## REQUIREMENTS
Output the full listing below exactly, without the pictures.

## GIVEN INFORMATION
==*==

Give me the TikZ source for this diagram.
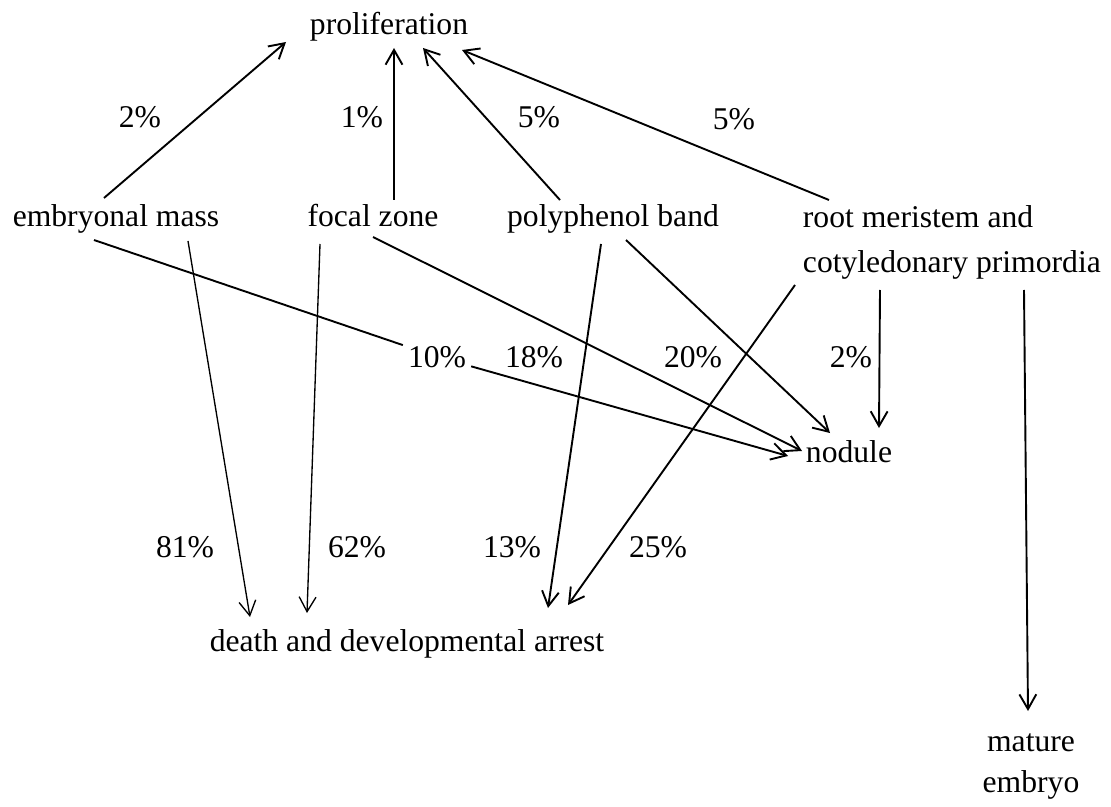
\documentclass[tikz,border=0pt]{standalone}
\usepackage{fontspec}
\setmainfont{Liberation Serif}
\usetikzlibrary{arrows.meta}

\begin{document}
\begin{tikzpicture}[x=0.025cm,y=-0.025cm,->,>={Straight Barb[length=10.5pt,width=12pt]},
                    line width=1.35pt,thinline/.style={line width=0.95pt},
                    every node/.style={inner sep=0pt,font=\fontsize{22.5}{27}\selectfont},
                    pct/.style={anchor=base}]
  \useasboundingbox (0,0) rectangle (1111,807);

  \node[anchor=base]       (prol)  at (389,35)  {proliferation};
  \node[anchor=base]       (emb)   at (116,227) {embryonal mass};
  \node[anchor=base]       (foc)   at (373,227) {focal zone};
  \node[anchor=base]       (poly)  at (613,227) {polyphenol band};
  \node[anchor=north west,align=left] (root) at (802,205) {root meristem and\\[5pt]cotyledonary primordia};
  \node[anchor=base]       (nod)   at (849,462) {nodule};
  \node[anchor=base]       (death) at (407,651) {death and developmental arrest};
  \node[anchor=north,align=center] (mat) at (1031,733) {mature\\[2pt]embryo};

  % percentages
  \node[pct] (pe) at (140,128) {2\%};
  \node[pct] (pf) at (362,128) {1\%};
  \node[pct] (pp) at (539,128) {5\%};
  \node[pct] (pr) at (734,130) {5\%};
  \node[pct,inner sep=3pt] (ne) at (437,367) {10\%};
  \node[pct] (nf) at (534,367) {18\%};
  \node[pct] (np) at (693,367) {20\%};
  \node[pct] (nr) at (851,367) {2\%};
  \node[pct] (de) at (185,557) {81\%};
  \node[pct] (df) at (357,557) {62\%};
  \node[pct] (dp) at (512,557) {13\%};
  \node[pct] (dr) at (658,557) {25\%};

  % to proliferation
  \path ([shift={(-12,-29)}]emb.base)  edge ([shift={(-103,7)}]prol.base)
        ([shift={(21,-27)}]foc.base)   edge ([shift={(5,13)}]prol.base)
        ([shift={(-53,-27)}]poly.base) edge ([shift={(34,13)}]prol.base)
        ([shift={(27,-5)}]root.north west) edge ([shift={(73,15)}]prol.base);

  % to nodule
  \path ([shift={(-22,13)}]emb.base)   edge[-] (ne)
        (ne)                           edge ([shift={(-61,-6)}]nod.base)
        ([shift={(0,10)}]foc.base)     edge ([shift={(-47,-11)}]nod.base)
        ([shift={(13,13)}]poly.base)   edge ([shift={(-19,-29)}]nod.base)
        ([shift={(78,85)}]root.north west) edge ([shift={(30,-34)}]nod.base);

  % to death and developmental arrest
  \path ([shift={(72,14)}]emb.base)    edge[thinline] ([shift={(-157,-34)}]death.base)
        ([shift={(-53,17)}]foc.base)   edge[thinline] ([shift={(-100,-38)}]death.base)
        ([shift={(-12,17)}]poly.base)  edge ([shift={(141,-43)}]death.base)
        ([shift={(-7,80)}]root.north west) edge ([shift={(161,-46)}]death.base);

  % to mature embryo
  \path ([shift={(222,85)}]root.north west) edge ([shift={(-3,-22)}]mat.north);
\end{tikzpicture}
\end{document}
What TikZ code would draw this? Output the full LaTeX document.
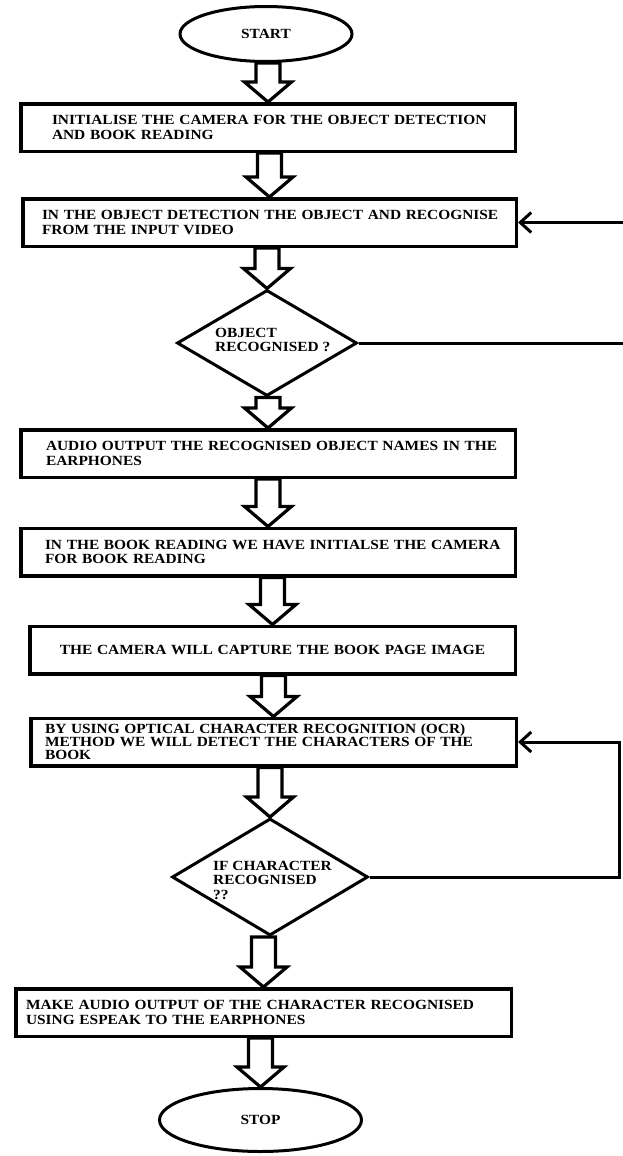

==*==

## RESPONSE TO THIS EXERCISE
Give me the TikZ source for this diagram.
\documentclass[tikz,border=0pt]{standalone}
\usepackage{fontspec}
\setmainfont{Liberation Serif}
\usetikzlibrary{arrows.meta}

\begin{document}
\begin{tikzpicture}[x=0.025cm,y=-0.025cm,->,>={Straight Barb[length=10.5pt,width=12pt]},
                    line width=1.35pt,thinline/.style={line width=0.95pt},
                    every node/.style={inner sep=0pt,font=\fontsize{22.5}{27}\selectfont},
                    pct/.style={anchor=base}]
  \useasboundingbox (0,0) rectangle (1111,807);

  \node[anchor=base]       (prol)  at (389,35)  {proliferation};
  \node[anchor=base]       (emb)   at (116,227) {embryonal mass};
  \node[anchor=base]       (foc)   at (373,227) {focal zone};
  \node[anchor=base]       (poly)  at (613,227) {polyphenol band};
  \node[anchor=north west,align=left] (root) at (802,205) {root meristem and\\[5pt]cotyledonary primordia};
  \node[anchor=base]       (nod)   at (849,462) {nodule};
  \node[anchor=base]       (death) at (407,651) {death and developmental arrest};
  \node[anchor=north,align=center] (mat) at (1031,733) {mature\\[2pt]embryo};

  % percentages
  \node[pct] (pe) at (140,128) {2\%};
  \node[pct] (pf) at (362,128) {1\%};
  \node[pct] (pp) at (539,128) {5\%};
  \node[pct] (pr) at (734,130) {5\%};
  \node[pct,inner sep=3pt] (ne) at (437,367) {10\%};
  \node[pct] (nf) at (534,367) {18\%};
  \node[pct] (np) at (693,367) {20\%};
  \node[pct] (nr) at (851,367) {2\%};
  \node[pct] (de) at (185,557) {81\%};
  \node[pct] (df) at (357,557) {62\%};
  \node[pct] (dp) at (512,557) {13\%};
  \node[pct] (dr) at (658,557) {25\%};

  % to proliferation
  \path ([shift={(-12,-29)}]emb.base)  edge ([shift={(-103,7)}]prol.base)
        ([shift={(21,-27)}]foc.base)   edge ([shift={(5,13)}]prol.base)
        ([shift={(-53,-27)}]poly.base) edge ([shift={(34,13)}]prol.base)
        ([shift={(27,-5)}]root.north west) edge ([shift={(73,15)}]prol.base);

  % to nodule
  \path ([shift={(-22,13)}]emb.base)   edge[-] (ne)
        (ne)                           edge ([shift={(-61,-6)}]nod.base)
        ([shift={(0,10)}]foc.base)     edge ([shift={(-47,-11)}]nod.base)
        ([shift={(13,13)}]poly.base)   edge ([shift={(-19,-29)}]nod.base)
        ([shift={(78,85)}]root.north west) edge ([shift={(30,-34)}]nod.base);

  % to death and developmental arrest
  \path ([shift={(72,14)}]emb.base)    edge[thinline] ([shift={(-157,-34)}]death.base)
        ([shift={(-53,17)}]foc.base)   edge[thinline] ([shift={(-100,-38)}]death.base)
        ([shift={(-12,17)}]poly.base)  edge ([shift={(141,-43)}]death.base)
        ([shift={(-7,80)}]root.north west) edge ([shift={(161,-46)}]death.base);

  % to mature embryo
  \path ([shift={(222,85)}]root.north west) edge ([shift={(-3,-22)}]mat.north);
\end{tikzpicture}
\end{document}
What TikZ code would draw this? Output the full LaTeX document.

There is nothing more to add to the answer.